In _Histoire des nations civilisées du Mexique et de l'Amérique Centrale_ (1857), Charles Étienne Brasseur de Bourbourg claimed Votan was an ancient Phoenician _legislateur_ who had migrated from the Middle East to the Maya area, defeated a race called the Quiname, built the city of Palenque, and established an empire called Xibalba that was postulated by Brasseur de Bourbourg to have once covered all of Mexico and part of the United States.

*This is a great topic and a rabbit hole that I've just begun to look at, but what immediately jumps out to me are the parallels between the Votan story with the Bock Saga and its depiction of Odin as a mortal man whose followers spread civilization around the world. Note that chronological numbers in the Bock Saga are even crazier than the those of mainstream history. Much like the Old Testament, the further you go back in time, dates become exaggerated in a near exponential fashion. It's almost as if the authors were trying to encode something else to future readers who can interpret it.

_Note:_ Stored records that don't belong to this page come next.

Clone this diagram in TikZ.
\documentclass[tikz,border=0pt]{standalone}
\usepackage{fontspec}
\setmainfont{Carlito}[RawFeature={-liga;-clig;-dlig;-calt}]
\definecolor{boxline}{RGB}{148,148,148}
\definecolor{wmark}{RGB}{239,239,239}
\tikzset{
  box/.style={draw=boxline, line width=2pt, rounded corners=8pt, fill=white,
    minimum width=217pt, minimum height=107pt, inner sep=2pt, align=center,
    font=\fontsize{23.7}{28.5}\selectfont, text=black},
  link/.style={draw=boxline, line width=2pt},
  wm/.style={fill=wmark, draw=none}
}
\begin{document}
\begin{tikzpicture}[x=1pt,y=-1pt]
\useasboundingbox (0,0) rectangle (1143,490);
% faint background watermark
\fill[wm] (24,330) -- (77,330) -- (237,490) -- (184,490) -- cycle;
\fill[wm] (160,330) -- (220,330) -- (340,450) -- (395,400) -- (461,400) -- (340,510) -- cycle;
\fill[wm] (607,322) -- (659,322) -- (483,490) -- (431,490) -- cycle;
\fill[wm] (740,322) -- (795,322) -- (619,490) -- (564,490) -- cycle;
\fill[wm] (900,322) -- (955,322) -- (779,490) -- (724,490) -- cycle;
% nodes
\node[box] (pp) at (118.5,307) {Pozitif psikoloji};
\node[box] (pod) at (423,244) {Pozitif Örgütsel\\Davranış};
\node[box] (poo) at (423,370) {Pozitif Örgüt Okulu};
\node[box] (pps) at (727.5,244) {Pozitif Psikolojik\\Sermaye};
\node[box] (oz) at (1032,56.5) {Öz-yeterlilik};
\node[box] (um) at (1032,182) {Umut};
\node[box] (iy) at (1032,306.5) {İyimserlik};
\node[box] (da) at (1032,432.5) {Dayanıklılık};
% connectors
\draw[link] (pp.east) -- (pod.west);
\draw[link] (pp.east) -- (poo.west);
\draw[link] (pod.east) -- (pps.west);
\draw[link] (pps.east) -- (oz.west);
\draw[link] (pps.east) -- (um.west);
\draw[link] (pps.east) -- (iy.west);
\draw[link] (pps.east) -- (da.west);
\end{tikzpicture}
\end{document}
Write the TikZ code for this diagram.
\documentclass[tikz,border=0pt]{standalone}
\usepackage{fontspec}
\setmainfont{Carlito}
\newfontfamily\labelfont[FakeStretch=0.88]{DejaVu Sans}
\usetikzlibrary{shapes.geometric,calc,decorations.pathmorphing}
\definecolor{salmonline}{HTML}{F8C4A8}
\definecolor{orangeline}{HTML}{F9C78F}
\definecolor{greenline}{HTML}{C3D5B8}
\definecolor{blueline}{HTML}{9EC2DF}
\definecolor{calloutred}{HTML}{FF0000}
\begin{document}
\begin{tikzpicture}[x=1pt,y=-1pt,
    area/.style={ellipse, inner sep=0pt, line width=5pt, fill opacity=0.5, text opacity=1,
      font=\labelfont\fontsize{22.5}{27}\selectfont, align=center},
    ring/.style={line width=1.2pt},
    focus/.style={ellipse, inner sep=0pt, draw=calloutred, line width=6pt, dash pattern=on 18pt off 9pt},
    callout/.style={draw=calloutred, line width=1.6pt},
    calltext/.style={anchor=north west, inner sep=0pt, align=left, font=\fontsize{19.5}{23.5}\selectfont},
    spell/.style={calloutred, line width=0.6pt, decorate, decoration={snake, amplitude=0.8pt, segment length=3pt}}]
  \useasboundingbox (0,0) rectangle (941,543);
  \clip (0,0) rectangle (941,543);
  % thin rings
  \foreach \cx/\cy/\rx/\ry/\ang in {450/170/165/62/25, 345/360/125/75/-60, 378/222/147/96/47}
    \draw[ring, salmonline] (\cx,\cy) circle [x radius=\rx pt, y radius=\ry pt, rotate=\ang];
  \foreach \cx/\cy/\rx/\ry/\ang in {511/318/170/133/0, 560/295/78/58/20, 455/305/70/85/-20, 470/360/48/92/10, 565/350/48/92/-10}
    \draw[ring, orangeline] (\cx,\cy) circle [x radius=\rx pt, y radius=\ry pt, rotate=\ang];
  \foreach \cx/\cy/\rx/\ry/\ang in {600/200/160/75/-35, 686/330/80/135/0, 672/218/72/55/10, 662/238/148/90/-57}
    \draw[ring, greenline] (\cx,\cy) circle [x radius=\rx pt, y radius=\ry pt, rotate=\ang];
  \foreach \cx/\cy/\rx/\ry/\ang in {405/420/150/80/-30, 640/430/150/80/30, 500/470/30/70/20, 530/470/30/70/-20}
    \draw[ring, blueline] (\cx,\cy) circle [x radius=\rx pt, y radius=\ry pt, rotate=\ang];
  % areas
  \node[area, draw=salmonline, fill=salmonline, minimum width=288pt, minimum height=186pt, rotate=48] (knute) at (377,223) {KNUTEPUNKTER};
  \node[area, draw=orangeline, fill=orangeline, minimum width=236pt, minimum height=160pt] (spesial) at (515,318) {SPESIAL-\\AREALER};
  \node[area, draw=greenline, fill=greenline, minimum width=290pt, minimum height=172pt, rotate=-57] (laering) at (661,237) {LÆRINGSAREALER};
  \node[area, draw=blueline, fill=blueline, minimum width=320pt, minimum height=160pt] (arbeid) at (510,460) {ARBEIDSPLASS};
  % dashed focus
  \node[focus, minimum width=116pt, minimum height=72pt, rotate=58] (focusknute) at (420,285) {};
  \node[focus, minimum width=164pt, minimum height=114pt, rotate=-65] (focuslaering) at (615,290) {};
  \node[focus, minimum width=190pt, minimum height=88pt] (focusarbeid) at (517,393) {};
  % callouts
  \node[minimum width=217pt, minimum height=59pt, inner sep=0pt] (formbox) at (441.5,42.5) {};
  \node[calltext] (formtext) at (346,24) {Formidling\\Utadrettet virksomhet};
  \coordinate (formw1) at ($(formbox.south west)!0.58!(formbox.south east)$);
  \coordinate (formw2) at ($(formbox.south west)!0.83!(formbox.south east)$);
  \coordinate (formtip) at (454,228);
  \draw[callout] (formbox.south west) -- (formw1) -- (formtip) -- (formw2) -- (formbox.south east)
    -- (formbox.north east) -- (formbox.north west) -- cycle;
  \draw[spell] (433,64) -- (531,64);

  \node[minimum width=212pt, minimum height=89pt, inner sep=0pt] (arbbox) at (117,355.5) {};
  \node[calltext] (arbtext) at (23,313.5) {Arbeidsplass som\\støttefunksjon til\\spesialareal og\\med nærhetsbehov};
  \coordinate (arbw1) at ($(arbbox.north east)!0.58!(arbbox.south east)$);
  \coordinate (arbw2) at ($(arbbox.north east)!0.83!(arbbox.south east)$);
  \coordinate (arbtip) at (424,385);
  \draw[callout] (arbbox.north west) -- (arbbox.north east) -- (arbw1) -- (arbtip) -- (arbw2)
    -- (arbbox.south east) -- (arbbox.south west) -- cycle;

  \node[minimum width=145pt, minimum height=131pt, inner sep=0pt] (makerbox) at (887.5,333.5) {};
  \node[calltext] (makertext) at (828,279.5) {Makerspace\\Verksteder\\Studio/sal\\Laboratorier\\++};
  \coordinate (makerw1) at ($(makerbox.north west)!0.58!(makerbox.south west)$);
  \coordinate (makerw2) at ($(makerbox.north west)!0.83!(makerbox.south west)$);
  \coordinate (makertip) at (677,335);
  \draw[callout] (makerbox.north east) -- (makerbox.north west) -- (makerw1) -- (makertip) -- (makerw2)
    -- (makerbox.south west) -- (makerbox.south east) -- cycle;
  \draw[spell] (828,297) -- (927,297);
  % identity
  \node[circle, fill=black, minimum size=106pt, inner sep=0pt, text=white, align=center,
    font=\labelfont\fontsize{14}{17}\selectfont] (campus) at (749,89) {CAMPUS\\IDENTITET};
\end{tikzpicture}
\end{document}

From: **http://www.nomind.me/08/bocksaga.html*

The revival of original Hiden (perverted to "heathen) culture envisioned and undertaken at the the original site of Hel 10,011 years ago, did not ultimately succeed as planned. It was a shock, following 50,000,000 years of evolution, for various brown, yellow, red and black Vaner to 9,011 years ago begin meeting distinctly arctical blonde, white-skinned, blue- or green-eyed Vaner coming from the north, often leading strange domesticated arctical animals, which had also evolved under the ice and had never before been seen by tropicals. Some additional white Aser and later Vaner were breaking with the reconstructed system in Hel and, taking their supporters with them, going their separate ways, creating systems of leaders and followers (abandoning the guidance of a shared system wherein all are equal) and establishing very different roles and agenda concerning human harmonization with - or abandonment of - Nature's Law and the guidance of Oden, which became mispronounced and misunderstood variously as Odin, Woden, and other degenerations of the original, and even worshipped as some kind of "god".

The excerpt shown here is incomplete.